Wednesday, March 17, 2021

Precious

 (2013) Lily Claire melted my heart tonight.  When I tucked her in bed and was leaving her room I said, "Good night sweet girl.  I love you."  She answered, "Ok.  Thank you for loving me, Mom."  So precious.

BSOL

 (2015) Those of you who know me are aware that I'm not really known for having extensive baseball knowledge (ok, none), and I've been known to erroneously scream "good cut" from time to time when Bran catches a ball in the outfield. I basically sit at the games asking Skeet "What happened?" after each play  and just clap for whatever Bran does. HOWEVER, I was never fully aware of my complete and utter lack of baseball knowledge until the other evening Brandon Taylor and Robert Skeet Taylor were on either side of me  rehashing a recent game. Believe me when I say that they talked for over twenty minutes saying stuff I'd never even heard of IN MY LIFE that apparently did or didn't happen in the game. Y'all, I literally had NO IDEA what they were even saying! It was like a weird, secret "man code" that I'd never been privy to until now!

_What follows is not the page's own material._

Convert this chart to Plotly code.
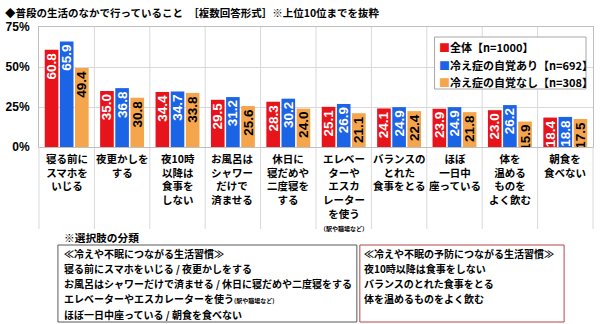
import plotly.graph_objects as go

categories = [
    "寝る前に<br>スマホを<br>いじる",
    "夜更かしを<br>する",
    "夜10時<br>以降は<br>食事を<br>しない",
    "お風呂は<br>シャワー<br>だけで<br>済ませる",
    "休日に<br>寝だめや<br>二度寝を<br>する",
    "エレベー<br>ターや<br>エスカ<br>レーター<br>を使う<br><span style='font-size:6px'>（駅や職場など）</span>",
    "バランスの<br>とれた<br>食事をとる",
    "ほぼ<br>一日中<br>座っている",
    "体を<br>温める<br>ものを<br>よく飲む",
    "朝食を<br>食べない",
]
series_names = ["全体【n=1000】", "冷え症の自覚あり【n=692】", "冷え症の自覚なし【n=308】"]
all_vals = [60.8, 35.0, 34.4, 29.5, 28.3, 25.1, 24.1, 23.9, 23.0, 18.4]
yes_vals = [65.9, 36.8, 34.7, 31.2, 30.2, 26.9, 24.9, 24.9, 26.2, 18.8]
no_vals = [49.4, 30.8, 33.8, 25.6, 24.0, 21.1, 22.4, 21.8, 15.9, 17.5]
y_ticks = [0, 25, 50, 75]
y_tick_labels = ["0%", "25%", "50%", "75%"]
title_text = "◆普段の生活のなかで行っていること　［複数回答形式］※上位10位までを抜粋"
note_title = "※選択肢の分類"
left_lines = [
    "≪冷えや不眠につながる生活習慣≫",
    "寝る前にスマホをいじる / 夜更かしをする",
    "お風呂はシャワーだけで済ませる / 休日に寝だめや二度寝をする",
    "エレベーターやエスカレーターを使う<span style='font-size:6px'>(駅や職場など)</span>",
    "ほぼ一日中座っている / 朝食を食べない",
]
right_lines = [
    "≪冷えや不眠の予防につながる生活習慣≫",
    "夜10時以降は食事をしない",
    "バランスのとれた食事をとる",
    "体を温めるものをよく飲む",
]

colors = ["#E8141C", "#1C64E6", "#F5A54C"]
text_colors = ["white", "white", "black"]
JP = "Noto Sans CJK JP"

# plot area in pixels
L, R, T, B = 38, 594, 27, 147
W, H = R - L, B - T


def px(x):
    return (x - L) / W


def py(y):
    return (B - y) / H


fig = go.Figure()
xs = list(range(len(categories)))
for name, vals, c, tc in zip(series_names, [all_vals, yes_vals, no_vals], colors, text_colors):
    fig.add_trace(go.Bar(
        x=xs, y=vals, name=name, marker=dict(color=c, line=dict(width=0)),
        text=[f"{v:.1f}" for v in vals], textposition="inside", insidetextanchor="end",
        textangle=-90, constraintext="none",
        textfont=dict(family="Liberation Sans", size=13.5, color=tc, weight="bold"),
        showlegend=False,
    ))

shapes = []
for i in range(len(categories) - 1):
    shapes.append(dict(type="line", xref="x", yref="paper", x0=i + 0.5, x1=i + 0.5,
                       y0=py(229), y1=1, line=dict(color="#d9d9d9", width=1), layer="below"))
shapes.append(dict(type="line", xref="paper", yref="paper", x0=0, x1=0, y0=py(229), y1=0,
                   line=dict(color="#d9d9d9", width=1)))
shapes.append(dict(type="line", xref="paper", yref="paper", x0=1, x1=1, y0=py(229), y1=0,
                   line=dict(color="#d9d9d9", width=1)))
shapes.append(dict(type="rect", xref="paper", yref="paper", x0=px(435), x1=px(587),
                   y0=py(89), y1=py(37), line=dict(color="#a6a6a6", width=1), fillcolor="white"))
shapes.append(dict(type="rect", xref="paper", yref="paper", x0=px(57), x1=px(357),
                   y0=py(322), y1=py(245), line=dict(color="#595959", width=1)))
shapes.append(dict(type="rect", xref="paper", yref="paper", x0=px(360), x1=px(565),
                   y0=py(322), y1=py(245), line=dict(color="#B84545", width=1)))

ann = []
for i, cat in enumerate(categories):
    ann.append(dict(x=i, y=py(149), xref="x", yref="paper", text=f"<b>{cat}</b>",
                    showarrow=False, xanchor="center", yanchor="top", align="center",
                    font=dict(family=JP, size=10.5, color="black")))
for k, (name, c) in enumerate(zip(series_names, colors)):
    yc = 47 + k * 17.5
    ann.append(dict(x=px(437), y=py(yc), xref="paper", yref="paper",
                    text=f"<span style='color:{c}'>■</span><b>{name}</b>",
                    showarrow=False, xanchor="left", yanchor="middle",
                    font=dict(family=JP, size=11, color="black")))
ann.append(dict(x=px(2), y=py(12), xref="paper", yref="paper", text=f"<b>{title_text}</b>",
                showarrow=False, xanchor="left", yanchor="middle",
                font=dict(family=JP, size=10.5, color="black")))
ann.append(dict(x=px(61), y=py(237), xref="paper", yref="paper", text=f"<b>{note_title}</b>",
                showarrow=False, xanchor="left", yanchor="middle",
                font=dict(family=JP, size=10.7, color="black")))
for k, line in enumerate(left_lines):
    ann.append(dict(x=px(61), y=py(253 + k * 15.3), xref="paper", yref="paper",
                    text=f"<b>{line}</b>", showarrow=False, xanchor="left", yanchor="middle",
                    font=dict(family=JP, size=10, color="black")))
for k, line in enumerate(right_lines):
    ann.append(dict(x=px(362), y=py(253 + k * 15.3), xref="paper", yref="paper",
                    text=f"<b>{line}</b>", showarrow=False, xanchor="left", yanchor="middle",
                    font=dict(family=JP, size=10, color="black")))

fig.update_layout(
    width=600, height=324,
    margin=dict(l=L, r=600 - R, t=T, b=324 - B, pad=0),
    paper_bgcolor="white", plot_bgcolor="white",
    barmode="group", bargap=0.18, bargroupgap=0.1,
    shapes=shapes, annotations=ann,
    xaxis=dict(range=[-0.5, len(categories) - 0.5], showticklabels=False, showgrid=False,
               zeroline=False, showline=True, mirror=True, linecolor="#bfbfbf", ticks=""),
    yaxis=dict(range=[0, 75], tickvals=y_ticks, ticktext=[f"<b>{t}</b>" for t in y_tick_labels],
               tickfont=dict(family="Liberation Sans", size=12, color="black"),
               showgrid=True, gridcolor="#d9d9d9", zeroline=False, showline=True, mirror=True,
               linecolor="#bfbfbf", ticks="", ticklabelstandoff=6),
    showlegend=False,
)

fig.write_html("out.html")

Here's what the conversation sounded like to me ..., "The southpaw dinger brushback pickle set-up-man with the seeing-eye-single shoestring catch in the hole flashed some leather on the hot corner who had a safety squeeze on a sacrifice bunt with a slice foul sinker in the backdoor breaking ball bad hop balk for the closer in the clutch and the mop up with the BABIP ERA WHIP, don't you agree?"


Ummmm .... yes??  .... 


I've now decided that instead of being ESOL, (English as a Second or Other Language), I am what you would call BSOL,.. (BASEBALL as a Second or Other Language).  And after hearing all their jibberish, it will be a PERMANENT condition for me, I am quite sure. Unless maybe there is some Rosetta Stone software that could help me out. 🙂  #lifewiththeTaylormen

Punched

(2009)  Lily Claire just told me that if I don't wear green today, a leprechaun will PUNCH me! I said, "No, he won't!  That's not nice!"  Lily Claire insisted that's what her teacher said!  Then it dawned on me she meant the leprechaun would PINCH me! For a minute, I thought we had an violent leprechaun running around here somewhere!